Why in the world does this happen? Why do a good man and a good woman bring out the worst in each other? James 4:1 makes it crystal clear:
What causes quarrels and what causes fights among you? Is it not this, that your passions are at war within you?
Every married couple should expect fights and quarrels. Why? Because all of us have passions that are at war within us. There is an all out, no holds barred, low blows allowed, fight taking place within us. Our sin is at war within us.
And you know what? I find this knowledge to be incredibly helpful. It helps me understand why Jen and I have conflicts. It helps me understand why every married couple has conflicts. It’s not complicated. It doesn’t involve a long psychological investigation. The cause of all fights and quarrels is the sinful passions that are at war within us.
Knowing this information gives me hope. If the cause of my fights and quarrels is my own sin, then Jesus can help me, because he came to rescue sinners.

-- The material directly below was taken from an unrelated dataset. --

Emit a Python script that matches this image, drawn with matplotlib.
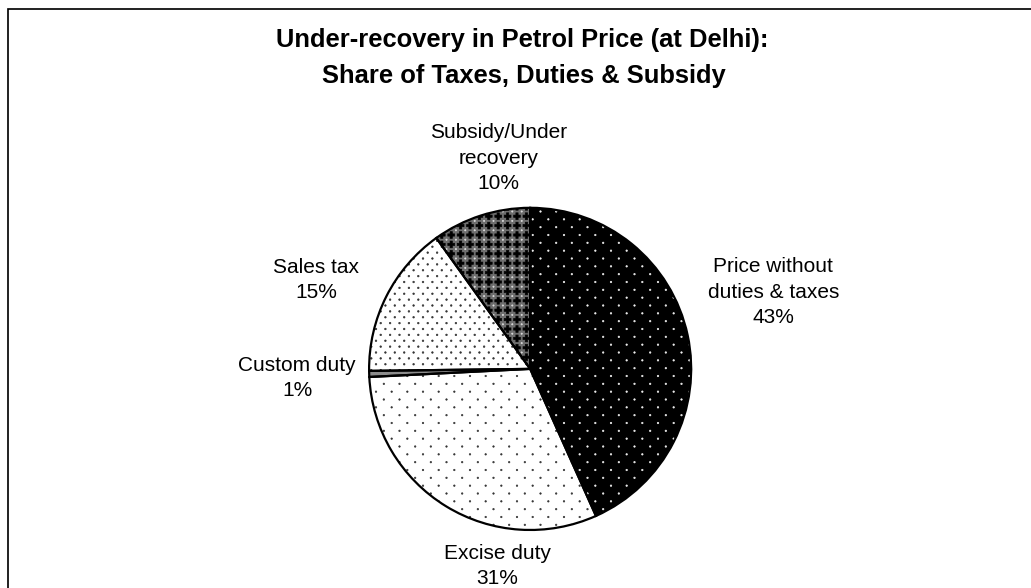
import warnings
import numpy as np
import matplotlib
matplotlib.use("Agg")
import matplotlib.pyplot as plt
import matplotlib.hatch as mhatch
from matplotlib.path import Path
from matplotlib.patches import Wedge, Rectangle

warnings.filterwarnings("ignore")

# ---------------- data ----------------
categories = ["Price without\nduties & taxes", "Excise duty", "Custom duty",
              "Sales tax", "Subsidy/Under\nrecovery"]
shares = [43.3, 30.9, 0.6, 15.3, 9.9]
title_lines = ["Under-recovery in Petrol Price (at Delhi):",
               "Share of Taxes, Duties & Subsidy"]

# ---------------- styling / layout ----------------
DPI = 94
W, H = 1031, 588
face_colors = ["black", "white", "#8c8c8c", "white", "#6e6e6e"]
hatches = ["a", "a", None, "b", "c"]
hatch_colors = ["#f0f0f0", "#333333", "#8c8c8c", "#333333", "black"]
# label centres in pixel coordinates (x right, y down)
label_xy = [(773, 292), (497, 566), (297, 378), (316, 280), (498, 158)]
pie_center = (530, H - 369)
pie_radius = 161


# ---------------- custom texture patterns ----------------
class LatticeHatch(mhatch.HatchPatternBase):
    char = None
    ncols = 6
    nrows = 12
    stagger = True
    offset = 0.0
    shape = "dot"
    size = 0.01
    arm = 0.03

    def __init__(self, hatch, density):
        on = hatch is not None and self.char in hatch
        self.shape_path = self._shape()
        self.centers = self._centers() if on else np.empty((0, 2))
        self.num_vertices = len(self.centers) * len(self.shape_path.vertices)

    def _shape(self):
        if self.shape == "dot":
            p = Path.unit_circle()
            return Path(p.vertices * self.size, p.codes)
        a, b = self.size, self.arm
        verts = [(-a, -b), (a, -b), (a, -a), (b, -a), (b, a), (a, a),
                 (a, b), (-a, b), (-a, a), (-b, a), (-b, -a), (-a, -a),
                 (-a, -b)]
        codes = [Path.MOVETO] + [Path.LINETO] * 11 + [Path.CLOSEPOLY]
        return Path(np.array(verts, float), codes)

    def _centers(self):
        pts = []
        for j in range(self.nrows + 1):
            y = (j + self.offset) / self.nrows
            if self.stagger and j % 2:
                xs = (np.arange(self.ncols) + 0.5) / self.ncols
            else:
                xs = (np.arange(self.ncols + 1) + self.offset) / self.ncols
            pts.extend((x, y) for x in xs)
        return np.array(pts)

    def set_vertices_and_codes(self, vertices, codes):
        sv = self.shape_path.vertices
        sc = self.shape_path.codes
        n = len(sv)
        for i, (x, y) in enumerate(self.centers):
            vertices[i * n:(i + 1) * n] = sv + (x, y)
            codes[i * n:(i + 1) * n] = sc


class SparseDots(LatticeHatch):
    char = "a"; ncols = 6; nrows = 12; size = 0.008


class DenseDots(LatticeHatch):
    char = "b"; ncols = 10; nrows = 16; size = 0.0085


class Crosses(LatticeHatch):
    char = "c"; ncols = 10; nrows = 10; stagger = False
    shape = "cross"; size = 0.012; arm = 0.036


class WhiteDots(LatticeHatch):
    char = "e"; ncols = 10; nrows = 10; stagger = False; offset = 0.5
    size = 0.007


mhatch._hatch_types.extend([SparseDots, DenseDots, Crosses, WhiteDots])
plt.rcParams["hatch.linewidth"] = 0.5
plt.rcParams["font.family"] = ["Liberation Sans", "DejaVu Sans"]

# ---------------- figure ----------------
fig = plt.figure(figsize=((W + 0.3) / DPI, (H + 0.3) / DPI), dpi=DPI)
fig.patch.set_facecolor("white")
ax = fig.add_axes([0, 0, 1, 1])

wedges, _ = ax.pie(shares, startangle=90, counterclock=False,
                   colors=face_colors, center=pie_center, radius=pie_radius,
                   wedgeprops=dict(linewidth=0))
ax.set_xlim(0, W)
ax.set_ylim(0, H)
ax.set_aspect("auto")
ax.axis("off")

for w, h, hc in zip(wedges, hatches, hatch_colors):
    w.set_edgecolor(hc)
    w.set_linewidth(0)
    if h:
        w.set_hatch(h)

# extra white dots on the subsidy slice
sw = wedges[4]
ax.add_patch(Wedge(sw.center, sw.r, sw.theta1, sw.theta2, facecolor="none",
                   edgecolor="#dddddd", linewidth=0, hatch="e", zorder=3))
# black outlines
for w in wedges:
    ax.add_patch(Wedge(w.center, w.r, w.theta1, w.theta2, facecolor="none",
                       edgecolor="black", linewidth=1.7, zorder=4))

# labels
for cat, val, (lx, ly) in zip(categories, shares, label_xy):
    ax.text(lx, H - ly, f"{cat}\n{round(val):.0f}%", ha="center",
            va="center", fontsize=16, linespacing=1.42, color="black",
            zorder=5)

# title
ax.text(522, H - 47, title_lines[0], ha="center", va="baseline",
        fontsize=19.5, fontweight="bold", zorder=5)
ax.text(524, H - 83, title_lines[1], ha="center", va="baseline",
        fontsize=19.5, fontweight="bold", zorder=5)

# chart border (top & left edges visible)
fig.patches.append(Rectangle((8 / W, -0.2), 1.5, (H - 9.5) / H + 0.2,
                             transform=fig.transFigure, fill=False,
                             edgecolor="black", linewidth=1.3))

fig.savefig("out.png", dpi=DPI, facecolor="white")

He came to save sinners and change sinners. There is no marriage beyond the restoring power of Jesus Christ. There is no relationship that is damaged beyond Christ’s reconciling power.
As Paul Tripp says in his book What Did You Expect??, “There is hope for your marriage because God is in the middle of your circumstances, and he is using them to mold you into what he created you to be.”
We should expect to argue and fight with our spouse. It’s what sinners do. And we should also expect to receive power from Jesus to overcome the arguments and fights. That’s what Jesus does.